You have a disability. Do you think that's made you more suited for humanitarian work?
I've given that a lot of thought. I was born without a left hand. I have my elbow and four inches of my forearm, so I can flex my arm and lift and grab things and pull myself up, and I've been wearing a prosthesis since 2006 that gives me a better center of gravity. Maybe I've felt more sympathy toward people who can't fend for themselves, but what it's really done for me is forced me into lateral thinking early on. To tie my shoelaces I couldn't imitate others, so I had to find my way of getting the same result. Or when I was a lifeguard I had to use my own techniques to stabilize someone with a spinal injury. I think this habit I've developed to think outside of the box has expanded to other areas of my life.
How have you thought outside the box in a disaster situation?
In Haiti we were very short on French-speaking delegates. I knew that we could tap into French-speaking delegates if we mobilized people who were in our regional response systems, like our West African colleagues, but that hadn't been done before. Many of the African Red Cross societies had great emergency responders who spoke French, but they didn't have the money or resources to send people to Haiti. This time we had the resources, so we were eventually able to make it happen. These delegates have since gone back to their countries and brought the experience they acquired back with them.
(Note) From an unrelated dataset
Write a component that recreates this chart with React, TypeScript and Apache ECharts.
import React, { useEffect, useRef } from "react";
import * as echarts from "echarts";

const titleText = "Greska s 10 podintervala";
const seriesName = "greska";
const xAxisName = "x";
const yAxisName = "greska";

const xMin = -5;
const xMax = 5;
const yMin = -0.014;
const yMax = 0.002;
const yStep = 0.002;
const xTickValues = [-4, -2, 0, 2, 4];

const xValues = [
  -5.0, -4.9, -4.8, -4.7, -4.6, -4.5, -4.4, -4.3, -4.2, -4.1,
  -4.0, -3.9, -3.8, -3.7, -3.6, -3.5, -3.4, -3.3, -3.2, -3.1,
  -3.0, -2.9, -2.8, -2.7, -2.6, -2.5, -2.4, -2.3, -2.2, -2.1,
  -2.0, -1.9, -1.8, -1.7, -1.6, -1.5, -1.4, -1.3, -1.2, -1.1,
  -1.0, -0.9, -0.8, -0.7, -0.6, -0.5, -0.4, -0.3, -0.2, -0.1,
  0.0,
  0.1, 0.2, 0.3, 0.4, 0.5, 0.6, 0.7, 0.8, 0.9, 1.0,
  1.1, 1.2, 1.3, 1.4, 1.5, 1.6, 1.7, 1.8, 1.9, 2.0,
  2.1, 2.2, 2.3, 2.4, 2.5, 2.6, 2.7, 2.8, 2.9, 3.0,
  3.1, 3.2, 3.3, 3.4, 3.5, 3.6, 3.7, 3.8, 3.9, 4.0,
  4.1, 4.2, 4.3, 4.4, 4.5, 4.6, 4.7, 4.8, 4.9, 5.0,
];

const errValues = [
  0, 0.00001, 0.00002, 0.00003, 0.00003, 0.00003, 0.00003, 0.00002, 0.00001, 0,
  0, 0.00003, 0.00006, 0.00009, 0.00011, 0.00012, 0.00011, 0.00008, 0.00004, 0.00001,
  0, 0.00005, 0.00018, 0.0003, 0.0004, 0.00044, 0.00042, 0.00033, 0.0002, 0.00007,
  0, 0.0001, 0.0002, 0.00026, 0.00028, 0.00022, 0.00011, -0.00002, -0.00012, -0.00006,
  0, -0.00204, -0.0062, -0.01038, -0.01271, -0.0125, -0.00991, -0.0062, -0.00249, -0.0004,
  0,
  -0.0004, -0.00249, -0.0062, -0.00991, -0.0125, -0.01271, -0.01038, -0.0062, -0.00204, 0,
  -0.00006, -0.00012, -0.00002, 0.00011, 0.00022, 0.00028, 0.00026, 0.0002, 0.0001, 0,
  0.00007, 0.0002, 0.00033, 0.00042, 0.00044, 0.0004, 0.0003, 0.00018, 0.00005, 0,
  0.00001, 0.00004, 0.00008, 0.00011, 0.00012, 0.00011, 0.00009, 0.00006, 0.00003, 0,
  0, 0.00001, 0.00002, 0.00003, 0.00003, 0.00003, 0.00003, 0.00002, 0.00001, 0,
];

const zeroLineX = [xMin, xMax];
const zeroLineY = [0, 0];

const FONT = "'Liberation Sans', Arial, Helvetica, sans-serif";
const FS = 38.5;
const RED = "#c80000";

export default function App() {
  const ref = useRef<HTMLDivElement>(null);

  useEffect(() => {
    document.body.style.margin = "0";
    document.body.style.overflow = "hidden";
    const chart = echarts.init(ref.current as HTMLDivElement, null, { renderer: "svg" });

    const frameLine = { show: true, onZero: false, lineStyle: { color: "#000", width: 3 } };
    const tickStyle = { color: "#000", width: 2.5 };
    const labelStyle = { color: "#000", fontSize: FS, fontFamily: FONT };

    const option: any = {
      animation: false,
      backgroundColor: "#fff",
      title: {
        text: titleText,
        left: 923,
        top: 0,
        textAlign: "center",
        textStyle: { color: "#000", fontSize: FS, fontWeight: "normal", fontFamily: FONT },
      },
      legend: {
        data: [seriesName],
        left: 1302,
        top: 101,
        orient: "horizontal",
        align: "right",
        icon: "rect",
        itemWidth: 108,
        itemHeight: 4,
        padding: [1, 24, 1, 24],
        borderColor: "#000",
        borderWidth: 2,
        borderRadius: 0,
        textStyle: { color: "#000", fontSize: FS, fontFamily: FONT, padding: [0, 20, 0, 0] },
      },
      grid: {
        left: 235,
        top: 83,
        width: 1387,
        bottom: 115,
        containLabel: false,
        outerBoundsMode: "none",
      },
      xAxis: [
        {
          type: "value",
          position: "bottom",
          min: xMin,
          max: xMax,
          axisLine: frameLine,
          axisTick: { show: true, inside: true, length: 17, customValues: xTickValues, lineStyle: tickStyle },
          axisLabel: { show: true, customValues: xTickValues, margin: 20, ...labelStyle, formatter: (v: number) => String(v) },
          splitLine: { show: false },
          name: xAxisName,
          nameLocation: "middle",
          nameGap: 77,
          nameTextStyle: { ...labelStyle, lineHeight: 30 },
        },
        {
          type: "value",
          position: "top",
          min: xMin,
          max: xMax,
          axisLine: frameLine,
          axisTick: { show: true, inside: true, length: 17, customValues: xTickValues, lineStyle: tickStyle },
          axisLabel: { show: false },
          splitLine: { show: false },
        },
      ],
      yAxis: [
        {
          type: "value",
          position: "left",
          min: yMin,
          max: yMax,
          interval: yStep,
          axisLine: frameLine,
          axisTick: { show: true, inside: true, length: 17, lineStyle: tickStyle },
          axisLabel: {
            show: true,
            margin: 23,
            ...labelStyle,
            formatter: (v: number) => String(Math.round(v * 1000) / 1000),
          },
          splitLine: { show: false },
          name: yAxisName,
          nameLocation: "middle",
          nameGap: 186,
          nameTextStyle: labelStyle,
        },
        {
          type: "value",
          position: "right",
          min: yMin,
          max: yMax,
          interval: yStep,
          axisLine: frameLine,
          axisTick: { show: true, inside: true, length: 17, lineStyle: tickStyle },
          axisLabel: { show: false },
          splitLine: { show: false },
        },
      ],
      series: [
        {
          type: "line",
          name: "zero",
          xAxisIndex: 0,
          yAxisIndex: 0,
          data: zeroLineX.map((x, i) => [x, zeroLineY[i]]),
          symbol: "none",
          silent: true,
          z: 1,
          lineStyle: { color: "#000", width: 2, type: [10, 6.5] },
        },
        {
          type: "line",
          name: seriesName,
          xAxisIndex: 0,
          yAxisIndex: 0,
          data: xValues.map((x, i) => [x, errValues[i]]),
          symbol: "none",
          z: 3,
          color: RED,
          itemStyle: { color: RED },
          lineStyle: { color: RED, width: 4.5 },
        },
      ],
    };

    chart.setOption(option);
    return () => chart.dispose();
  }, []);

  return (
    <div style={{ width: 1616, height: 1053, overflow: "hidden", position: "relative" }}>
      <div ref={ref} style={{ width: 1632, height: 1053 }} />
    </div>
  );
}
Would you call yourself an adrenaline junkie?
If you ask my mom, she would say yes. I like adrenaline sports like snowboarding or rappelling. But I consider myself pretty risk averse and even a bit of a coward. In disaster response, most people want you to be there. I call it the honeymoon phase. There's always a honeymoon in the first few weeks after a disaster, with the local authorities cooperating. That's when you've got to go big and get things done. The first time I went to Haiti, right after the earthquake, there were no customs or immigration, and that was the time to bring medicines and chemicals for the water plants.
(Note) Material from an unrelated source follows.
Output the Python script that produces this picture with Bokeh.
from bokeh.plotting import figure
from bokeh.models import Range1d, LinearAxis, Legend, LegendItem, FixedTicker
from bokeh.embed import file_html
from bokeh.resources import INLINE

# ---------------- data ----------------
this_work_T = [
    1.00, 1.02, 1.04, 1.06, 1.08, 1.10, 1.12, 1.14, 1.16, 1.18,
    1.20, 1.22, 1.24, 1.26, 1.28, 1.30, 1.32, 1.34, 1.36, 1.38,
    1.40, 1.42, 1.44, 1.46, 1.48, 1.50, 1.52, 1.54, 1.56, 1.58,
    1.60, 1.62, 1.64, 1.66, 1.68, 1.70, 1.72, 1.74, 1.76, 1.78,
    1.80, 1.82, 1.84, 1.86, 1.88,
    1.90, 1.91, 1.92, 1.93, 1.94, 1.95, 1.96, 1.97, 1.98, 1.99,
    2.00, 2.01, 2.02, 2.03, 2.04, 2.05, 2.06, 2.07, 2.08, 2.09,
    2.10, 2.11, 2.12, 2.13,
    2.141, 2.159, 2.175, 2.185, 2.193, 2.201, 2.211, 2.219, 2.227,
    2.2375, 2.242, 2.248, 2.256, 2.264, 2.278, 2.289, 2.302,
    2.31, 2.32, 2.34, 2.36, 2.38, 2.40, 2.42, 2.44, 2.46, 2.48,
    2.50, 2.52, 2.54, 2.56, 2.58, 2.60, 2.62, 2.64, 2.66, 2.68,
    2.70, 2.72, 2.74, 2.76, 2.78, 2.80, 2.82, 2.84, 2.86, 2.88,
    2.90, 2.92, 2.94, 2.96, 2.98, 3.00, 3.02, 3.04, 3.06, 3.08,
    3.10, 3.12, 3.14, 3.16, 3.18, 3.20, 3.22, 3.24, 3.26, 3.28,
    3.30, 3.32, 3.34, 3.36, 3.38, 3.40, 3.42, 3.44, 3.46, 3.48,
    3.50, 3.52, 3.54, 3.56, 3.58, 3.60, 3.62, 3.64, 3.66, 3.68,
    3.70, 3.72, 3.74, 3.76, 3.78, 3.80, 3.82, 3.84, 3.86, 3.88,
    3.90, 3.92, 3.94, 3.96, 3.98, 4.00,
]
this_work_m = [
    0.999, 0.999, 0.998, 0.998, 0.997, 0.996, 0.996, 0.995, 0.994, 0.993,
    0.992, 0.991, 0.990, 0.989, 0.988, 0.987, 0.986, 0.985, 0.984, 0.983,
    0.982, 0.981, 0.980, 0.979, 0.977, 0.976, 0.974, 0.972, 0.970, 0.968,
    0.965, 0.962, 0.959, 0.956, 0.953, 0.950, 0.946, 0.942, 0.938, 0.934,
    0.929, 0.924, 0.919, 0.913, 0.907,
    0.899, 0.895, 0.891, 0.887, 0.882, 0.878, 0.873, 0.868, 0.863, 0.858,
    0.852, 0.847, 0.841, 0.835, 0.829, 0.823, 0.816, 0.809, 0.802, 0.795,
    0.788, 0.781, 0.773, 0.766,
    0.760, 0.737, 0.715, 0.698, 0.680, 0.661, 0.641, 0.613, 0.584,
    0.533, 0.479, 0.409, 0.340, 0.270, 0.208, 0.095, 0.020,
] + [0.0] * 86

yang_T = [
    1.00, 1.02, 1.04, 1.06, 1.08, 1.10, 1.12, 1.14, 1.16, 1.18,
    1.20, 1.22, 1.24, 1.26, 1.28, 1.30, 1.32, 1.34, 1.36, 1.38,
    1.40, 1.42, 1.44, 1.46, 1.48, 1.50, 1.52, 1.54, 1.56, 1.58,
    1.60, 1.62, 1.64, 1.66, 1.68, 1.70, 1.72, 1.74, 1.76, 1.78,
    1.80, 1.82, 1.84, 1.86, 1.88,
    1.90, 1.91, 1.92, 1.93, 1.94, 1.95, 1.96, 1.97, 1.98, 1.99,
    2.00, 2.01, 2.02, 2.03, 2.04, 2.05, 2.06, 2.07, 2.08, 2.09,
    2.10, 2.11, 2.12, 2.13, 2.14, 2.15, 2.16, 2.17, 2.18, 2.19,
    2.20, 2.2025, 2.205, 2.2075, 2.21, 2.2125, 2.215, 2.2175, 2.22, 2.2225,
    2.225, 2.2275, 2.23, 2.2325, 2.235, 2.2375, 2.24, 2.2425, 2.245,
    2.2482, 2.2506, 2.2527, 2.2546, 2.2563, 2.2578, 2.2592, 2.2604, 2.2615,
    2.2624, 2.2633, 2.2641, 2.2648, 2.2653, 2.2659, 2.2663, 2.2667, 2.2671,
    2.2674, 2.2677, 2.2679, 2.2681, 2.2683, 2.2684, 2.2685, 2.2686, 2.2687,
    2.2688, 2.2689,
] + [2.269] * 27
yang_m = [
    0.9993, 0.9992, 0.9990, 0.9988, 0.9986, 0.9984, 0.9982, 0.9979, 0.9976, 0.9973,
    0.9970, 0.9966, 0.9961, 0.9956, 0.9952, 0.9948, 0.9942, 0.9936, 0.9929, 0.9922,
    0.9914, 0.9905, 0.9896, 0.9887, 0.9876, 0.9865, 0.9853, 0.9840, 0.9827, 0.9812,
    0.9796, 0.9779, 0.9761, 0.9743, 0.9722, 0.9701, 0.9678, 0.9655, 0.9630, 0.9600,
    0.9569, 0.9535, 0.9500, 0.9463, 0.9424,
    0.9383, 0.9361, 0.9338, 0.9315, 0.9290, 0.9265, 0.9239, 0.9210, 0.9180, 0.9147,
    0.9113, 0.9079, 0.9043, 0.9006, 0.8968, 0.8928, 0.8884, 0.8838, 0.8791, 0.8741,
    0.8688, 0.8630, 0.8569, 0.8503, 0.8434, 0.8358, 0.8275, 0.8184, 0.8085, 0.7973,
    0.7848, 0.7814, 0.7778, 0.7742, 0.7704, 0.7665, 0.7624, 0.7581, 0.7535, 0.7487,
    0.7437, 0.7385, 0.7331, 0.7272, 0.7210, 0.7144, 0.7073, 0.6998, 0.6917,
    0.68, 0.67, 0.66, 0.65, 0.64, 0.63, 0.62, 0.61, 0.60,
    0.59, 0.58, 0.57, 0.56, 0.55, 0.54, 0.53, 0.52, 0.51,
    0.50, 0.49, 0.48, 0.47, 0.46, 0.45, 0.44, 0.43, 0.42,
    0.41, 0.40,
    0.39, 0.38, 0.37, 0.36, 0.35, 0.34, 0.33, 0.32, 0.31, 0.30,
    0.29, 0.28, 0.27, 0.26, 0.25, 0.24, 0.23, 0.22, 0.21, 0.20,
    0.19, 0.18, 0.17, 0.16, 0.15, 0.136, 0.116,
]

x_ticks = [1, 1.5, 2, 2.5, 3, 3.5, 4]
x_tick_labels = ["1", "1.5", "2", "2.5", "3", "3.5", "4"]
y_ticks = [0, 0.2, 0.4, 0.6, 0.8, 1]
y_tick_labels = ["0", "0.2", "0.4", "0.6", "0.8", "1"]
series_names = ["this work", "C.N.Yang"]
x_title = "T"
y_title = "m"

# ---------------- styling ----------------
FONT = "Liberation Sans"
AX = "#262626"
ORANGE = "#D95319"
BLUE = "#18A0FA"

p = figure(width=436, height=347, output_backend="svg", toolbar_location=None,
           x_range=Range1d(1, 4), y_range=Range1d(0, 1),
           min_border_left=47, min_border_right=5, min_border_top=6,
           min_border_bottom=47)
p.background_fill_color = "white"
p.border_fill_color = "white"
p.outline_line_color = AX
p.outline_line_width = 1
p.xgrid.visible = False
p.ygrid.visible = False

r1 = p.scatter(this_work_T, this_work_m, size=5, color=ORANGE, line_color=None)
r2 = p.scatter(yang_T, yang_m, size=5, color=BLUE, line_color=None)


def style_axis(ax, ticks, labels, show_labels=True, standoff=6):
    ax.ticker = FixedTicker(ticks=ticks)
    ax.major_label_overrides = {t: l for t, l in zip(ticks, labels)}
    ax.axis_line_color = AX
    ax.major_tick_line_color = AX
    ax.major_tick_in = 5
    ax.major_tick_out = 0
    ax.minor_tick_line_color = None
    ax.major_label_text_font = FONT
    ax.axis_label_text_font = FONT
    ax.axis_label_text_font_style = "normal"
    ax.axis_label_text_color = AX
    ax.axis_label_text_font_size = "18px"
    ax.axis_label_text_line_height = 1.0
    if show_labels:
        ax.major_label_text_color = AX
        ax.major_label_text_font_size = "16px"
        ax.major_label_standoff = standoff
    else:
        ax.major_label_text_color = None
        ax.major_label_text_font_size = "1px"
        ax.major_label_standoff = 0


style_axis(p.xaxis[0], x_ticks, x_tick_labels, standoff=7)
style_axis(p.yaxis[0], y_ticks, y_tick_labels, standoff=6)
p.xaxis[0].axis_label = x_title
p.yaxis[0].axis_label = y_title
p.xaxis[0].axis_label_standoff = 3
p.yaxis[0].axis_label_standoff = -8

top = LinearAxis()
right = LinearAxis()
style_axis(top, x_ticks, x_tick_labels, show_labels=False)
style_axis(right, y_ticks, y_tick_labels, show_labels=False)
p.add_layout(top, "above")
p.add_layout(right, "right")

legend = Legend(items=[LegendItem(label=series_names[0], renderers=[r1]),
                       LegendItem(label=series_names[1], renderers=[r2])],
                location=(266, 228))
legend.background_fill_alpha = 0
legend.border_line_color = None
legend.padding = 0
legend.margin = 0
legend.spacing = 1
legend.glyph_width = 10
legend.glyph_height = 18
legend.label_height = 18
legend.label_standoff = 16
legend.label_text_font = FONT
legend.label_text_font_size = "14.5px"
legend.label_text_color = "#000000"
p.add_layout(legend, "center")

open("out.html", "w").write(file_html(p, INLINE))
Last year was a slow year for disasters, with fewer than the average every year from 2003 to 2012. But isn't the scale and scope of natural disasters still increasing?
It is true that 2013 was exceptionally quiet. But the trend is certainly that there is an increase in both the number and scale of disasters and that the nature of disaster response is changing. One of the things we're thinking about now is how we adapt our responses to urban environments. There are a number of large cities like Vancouver, Los Angeles, Kathmandu, and Istanbul that are at risk of an earthquake. Another example is Hurricane Sandy in New York, where people were caught in high-rises for weeks without electricity. How do we reach them? How do we tweak our tools to respond to those kinds of disasters? It's not easy to set up shelter where one high-rise alone can be home to 4,000 people.
A lot of it has to do with preparedness. We have predeployment agreements, prepositioning materials, evacuation routes, all that kind of stuff. The better prepared we are, the easier the response. Sometimes you don't need a huge response when you're well prepared.
You once said that in this line of work you need to accept contradictions, paradox, and ambivalence. Can you explain that?
Many people are drawn to this work because they think it's so black and white. But even with good intentions everything can go to hell if it's not well thought out. We can do so much wrong, and it's never black and white. Everything is shades of gray.
That's what I find so fascinating about it. One of the things I've learned is that the drivers of the resources in humanitarian action aren't just about needs, they're about the emotional reaction that the crisis generates in people who donate. In Pakistan [in 2010] 25 million people were affected by floods, but compared to Haiti we barely heard about it.
How have you kept going in such a high-intensity line of work?
In war and disaster you see the best and the worst of humankind. The one thing that has kept me going is that I believe in what the Red Cross is doing.